> **DIRECTIONS FOR THIS TASK**: Please transcribe the records precisely; pictures stay out of your copy.
____ DATA EXCERPTS
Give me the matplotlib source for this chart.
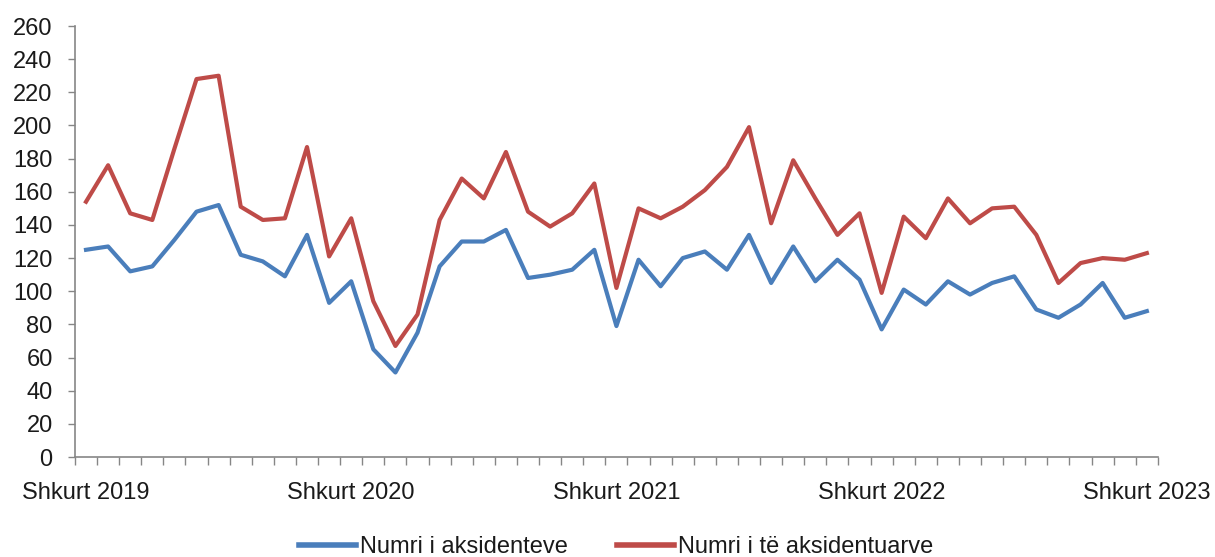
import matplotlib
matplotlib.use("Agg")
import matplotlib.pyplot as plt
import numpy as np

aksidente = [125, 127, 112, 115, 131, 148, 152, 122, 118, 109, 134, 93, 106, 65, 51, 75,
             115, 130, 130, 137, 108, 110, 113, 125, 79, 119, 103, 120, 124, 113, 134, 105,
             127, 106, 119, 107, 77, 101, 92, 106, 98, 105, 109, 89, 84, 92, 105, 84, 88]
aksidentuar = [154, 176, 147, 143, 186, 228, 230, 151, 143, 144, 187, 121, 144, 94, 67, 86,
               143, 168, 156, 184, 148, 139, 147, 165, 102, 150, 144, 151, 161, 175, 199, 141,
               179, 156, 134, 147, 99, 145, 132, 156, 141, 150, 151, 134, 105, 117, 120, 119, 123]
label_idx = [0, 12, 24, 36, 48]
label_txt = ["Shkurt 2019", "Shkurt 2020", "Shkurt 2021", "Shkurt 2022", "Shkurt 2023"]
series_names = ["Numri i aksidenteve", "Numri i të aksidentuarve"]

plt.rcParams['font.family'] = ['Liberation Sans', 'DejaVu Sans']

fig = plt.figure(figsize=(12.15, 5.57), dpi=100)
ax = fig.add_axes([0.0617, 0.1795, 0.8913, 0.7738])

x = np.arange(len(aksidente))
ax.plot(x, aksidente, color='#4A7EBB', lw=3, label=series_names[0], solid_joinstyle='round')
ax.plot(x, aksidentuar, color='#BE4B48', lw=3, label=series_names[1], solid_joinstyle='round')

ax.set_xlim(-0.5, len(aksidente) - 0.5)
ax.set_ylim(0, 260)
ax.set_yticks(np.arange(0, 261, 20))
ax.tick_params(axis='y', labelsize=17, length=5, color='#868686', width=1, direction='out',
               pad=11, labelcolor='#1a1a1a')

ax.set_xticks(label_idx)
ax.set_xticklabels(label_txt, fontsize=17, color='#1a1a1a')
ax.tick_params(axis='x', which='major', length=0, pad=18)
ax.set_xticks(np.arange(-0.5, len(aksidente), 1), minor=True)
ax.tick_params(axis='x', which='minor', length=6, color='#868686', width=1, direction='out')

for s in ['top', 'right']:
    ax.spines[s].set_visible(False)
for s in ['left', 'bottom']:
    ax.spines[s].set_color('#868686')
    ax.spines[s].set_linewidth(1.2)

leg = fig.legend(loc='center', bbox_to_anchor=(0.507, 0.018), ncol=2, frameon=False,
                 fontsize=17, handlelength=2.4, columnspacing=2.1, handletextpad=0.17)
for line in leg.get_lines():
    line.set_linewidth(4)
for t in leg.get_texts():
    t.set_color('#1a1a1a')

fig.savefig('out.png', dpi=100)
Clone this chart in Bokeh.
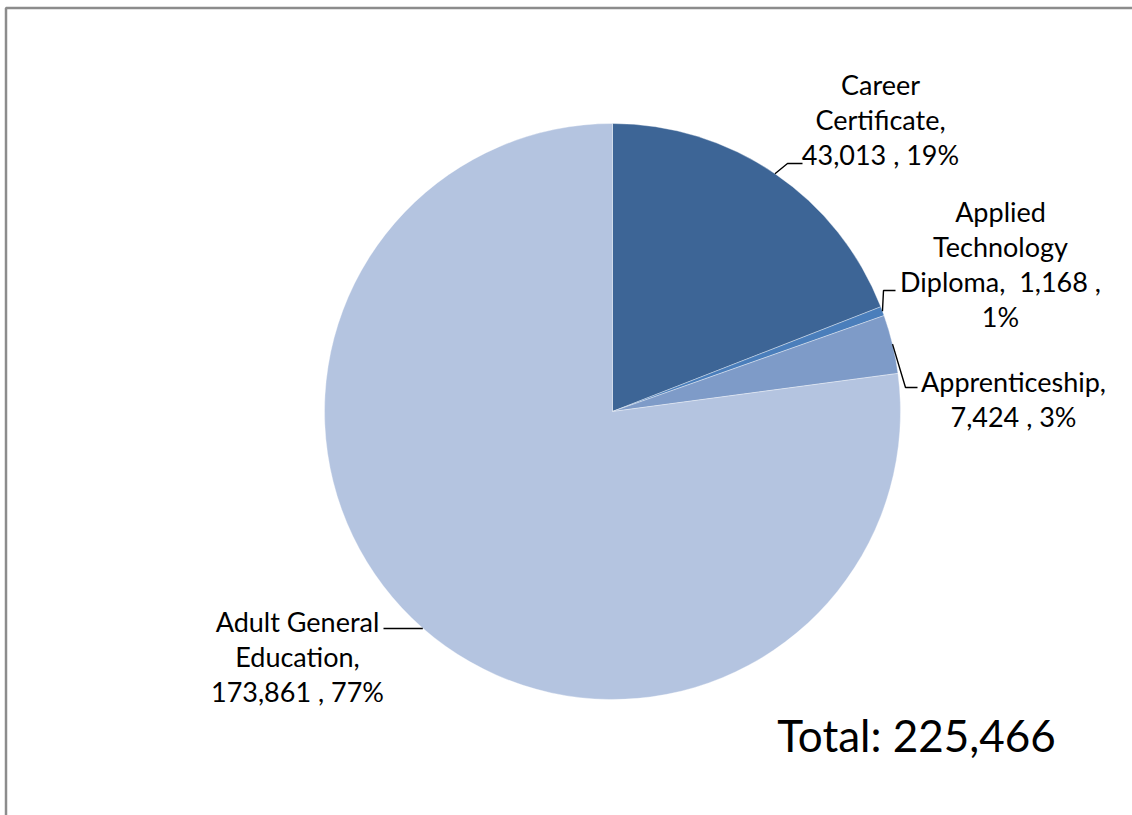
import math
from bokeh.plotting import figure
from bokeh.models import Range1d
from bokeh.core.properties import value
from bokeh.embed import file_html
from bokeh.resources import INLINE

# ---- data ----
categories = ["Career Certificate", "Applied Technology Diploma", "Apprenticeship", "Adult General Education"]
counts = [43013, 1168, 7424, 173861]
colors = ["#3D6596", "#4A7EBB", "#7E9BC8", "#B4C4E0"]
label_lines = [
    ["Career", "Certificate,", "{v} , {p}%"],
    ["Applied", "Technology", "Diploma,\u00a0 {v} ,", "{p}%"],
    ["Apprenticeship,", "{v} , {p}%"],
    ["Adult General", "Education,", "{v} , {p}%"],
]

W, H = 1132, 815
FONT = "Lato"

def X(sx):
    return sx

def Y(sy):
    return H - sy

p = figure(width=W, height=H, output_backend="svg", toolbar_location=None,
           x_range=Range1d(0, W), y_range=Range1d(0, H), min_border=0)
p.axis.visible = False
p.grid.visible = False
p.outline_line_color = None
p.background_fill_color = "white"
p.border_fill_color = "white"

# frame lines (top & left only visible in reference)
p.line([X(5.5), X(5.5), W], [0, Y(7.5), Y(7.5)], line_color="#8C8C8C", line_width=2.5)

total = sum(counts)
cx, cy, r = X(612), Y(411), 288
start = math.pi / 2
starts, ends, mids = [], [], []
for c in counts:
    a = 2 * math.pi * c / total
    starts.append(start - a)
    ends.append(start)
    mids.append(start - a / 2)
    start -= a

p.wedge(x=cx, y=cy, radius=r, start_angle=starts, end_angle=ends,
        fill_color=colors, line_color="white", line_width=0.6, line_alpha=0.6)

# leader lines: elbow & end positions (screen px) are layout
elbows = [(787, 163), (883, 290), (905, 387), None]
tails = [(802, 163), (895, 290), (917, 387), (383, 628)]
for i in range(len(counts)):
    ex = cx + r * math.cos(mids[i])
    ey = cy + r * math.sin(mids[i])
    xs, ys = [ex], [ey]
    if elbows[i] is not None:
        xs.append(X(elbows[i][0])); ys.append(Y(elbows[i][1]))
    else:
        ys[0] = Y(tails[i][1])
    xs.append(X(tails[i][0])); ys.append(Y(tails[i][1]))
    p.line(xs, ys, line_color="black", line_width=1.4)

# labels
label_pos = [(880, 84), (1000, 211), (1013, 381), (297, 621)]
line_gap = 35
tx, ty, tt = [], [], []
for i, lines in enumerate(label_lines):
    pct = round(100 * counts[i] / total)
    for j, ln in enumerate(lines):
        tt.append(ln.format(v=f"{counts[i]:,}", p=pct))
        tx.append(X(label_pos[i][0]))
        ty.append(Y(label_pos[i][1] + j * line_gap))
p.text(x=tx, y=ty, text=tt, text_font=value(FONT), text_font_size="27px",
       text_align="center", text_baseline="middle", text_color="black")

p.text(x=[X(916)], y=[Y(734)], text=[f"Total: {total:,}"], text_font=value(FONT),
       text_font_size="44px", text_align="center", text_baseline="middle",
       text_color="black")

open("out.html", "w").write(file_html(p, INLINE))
________
> **FINAL ANSWER**:
Give me the matplotlib source for this chart.
import matplotlib
matplotlib.use("Agg")
import matplotlib.pyplot as plt
import numpy as np

aksidente = [125, 127, 112, 115, 131, 148, 152, 122, 118, 109, 134, 93, 106, 65, 51, 75,
             115, 130, 130, 137, 108, 110, 113, 125, 79, 119, 103, 120, 124, 113, 134, 105,
             127, 106, 119, 107, 77, 101, 92, 106, 98, 105, 109, 89, 84, 92, 105, 84, 88]
aksidentuar = [154, 176, 147, 143, 186, 228, 230, 151, 143, 144, 187, 121, 144, 94, 67, 86,
               143, 168, 156, 184, 148, 139, 147, 165, 102, 150, 144, 151, 161, 175, 199, 141,
               179, 156, 134, 147, 99, 145, 132, 156, 141, 150, 151, 134, 105, 117, 120, 119, 123]
label_idx = [0, 12, 24, 36, 48]
label_txt = ["Shkurt 2019", "Shkurt 2020", "Shkurt 2021", "Shkurt 2022", "Shkurt 2023"]
series_names = ["Numri i aksidenteve", "Numri i të aksidentuarve"]

plt.rcParams['font.family'] = ['Liberation Sans', 'DejaVu Sans']

fig = plt.figure(figsize=(12.15, 5.57), dpi=100)
ax = fig.add_axes([0.0617, 0.1795, 0.8913, 0.7738])

x = np.arange(len(aksidente))
ax.plot(x, aksidente, color='#4A7EBB', lw=3, label=series_names[0], solid_joinstyle='round')
ax.plot(x, aksidentuar, color='#BE4B48', lw=3, label=series_names[1], solid_joinstyle='round')

ax.set_xlim(-0.5, len(aksidente) - 0.5)
ax.set_ylim(0, 260)
ax.set_yticks(np.arange(0, 261, 20))
ax.tick_params(axis='y', labelsize=17, length=5, color='#868686', width=1, direction='out',
               pad=11, labelcolor='#1a1a1a')

ax.set_xticks(label_idx)
ax.set_xticklabels(label_txt, fontsize=17, color='#1a1a1a')
ax.tick_params(axis='x', which='major', length=0, pad=18)
ax.set_xticks(np.arange(-0.5, len(aksidente), 1), minor=True)
ax.tick_params(axis='x', which='minor', length=6, color='#868686', width=1, direction='out')

for s in ['top', 'right']:
    ax.spines[s].set_visible(False)
for s in ['left', 'bottom']:
    ax.spines[s].set_color('#868686')
    ax.spines[s].set_linewidth(1.2)

leg = fig.legend(loc='center', bbox_to_anchor=(0.507, 0.018), ncol=2, frameon=False,
                 fontsize=17, handlelength=2.4, columnspacing=2.1, handletextpad=0.17)
for line in leg.get_lines():
    line.set_linewidth(4)
for t in leg.get_texts():
    t.set_color('#1a1a1a')

fig.savefig('out.png', dpi=100)
Clone this chart in Bokeh.
import math
from bokeh.plotting import figure
from bokeh.models import Range1d
from bokeh.core.properties import value
from bokeh.embed import file_html
from bokeh.resources import INLINE

# ---- data ----
categories = ["Career Certificate", "Applied Technology Diploma", "Apprenticeship", "Adult General Education"]
counts = [43013, 1168, 7424, 173861]
colors = ["#3D6596", "#4A7EBB", "#7E9BC8", "#B4C4E0"]
label_lines = [
    ["Career", "Certificate,", "{v} , {p}%"],
    ["Applied", "Technology", "Diploma,\u00a0 {v} ,", "{p}%"],
    ["Apprenticeship,", "{v} , {p}%"],
    ["Adult General", "Education,", "{v} , {p}%"],
]

W, H = 1132, 815
FONT = "Lato"

def X(sx):
    return sx

def Y(sy):
    return H - sy

p = figure(width=W, height=H, output_backend="svg", toolbar_location=None,
           x_range=Range1d(0, W), y_range=Range1d(0, H), min_border=0)
p.axis.visible = False
p.grid.visible = False
p.outline_line_color = None
p.background_fill_color = "white"
p.border_fill_color = "white"

# frame lines (top & left only visible in reference)
p.line([X(5.5), X(5.5), W], [0, Y(7.5), Y(7.5)], line_color="#8C8C8C", line_width=2.5)

total = sum(counts)
cx, cy, r = X(612), Y(411), 288
start = math.pi / 2
starts, ends, mids = [], [], []
for c in counts:
    a = 2 * math.pi * c / total
    starts.append(start - a)
    ends.append(start)
    mids.append(start - a / 2)
    start -= a

p.wedge(x=cx, y=cy, radius=r, start_angle=starts, end_angle=ends,
        fill_color=colors, line_color="white", line_width=0.6, line_alpha=0.6)

# leader lines: elbow & end positions (screen px) are layout
elbows = [(787, 163), (883, 290), (905, 387), None]
tails = [(802, 163), (895, 290), (917, 387), (383, 628)]
for i in range(len(counts)):
    ex = cx + r * math.cos(mids[i])
    ey = cy + r * math.sin(mids[i])
    xs, ys = [ex], [ey]
    if elbows[i] is not None:
        xs.append(X(elbows[i][0])); ys.append(Y(elbows[i][1]))
    else:
        ys[0] = Y(tails[i][1])
    xs.append(X(tails[i][0])); ys.append(Y(tails[i][1]))
    p.line(xs, ys, line_color="black", line_width=1.4)

# labels
label_pos = [(880, 84), (1000, 211), (1013, 381), (297, 621)]
line_gap = 35
tx, ty, tt = [], [], []
for i, lines in enumerate(label_lines):
    pct = round(100 * counts[i] / total)
    for j, ln in enumerate(lines):
        tt.append(ln.format(v=f"{counts[i]:,}", p=pct))
        tx.append(X(label_pos[i][0]))
        ty.append(Y(label_pos[i][1] + j * line_gap))
p.text(x=tx, y=ty, text=tt, text_font=value(FONT), text_font_size="27px",
       text_align="center", text_baseline="middle", text_color="black")

p.text(x=[X(916)], y=[Y(734)], text=[f"Total: {total:,}"], text_font=value(FONT),
       text_font_size="44px", text_align="center", text_baseline="middle",
       text_color="black")

open("out.html", "w").write(file_html(p, INLINE))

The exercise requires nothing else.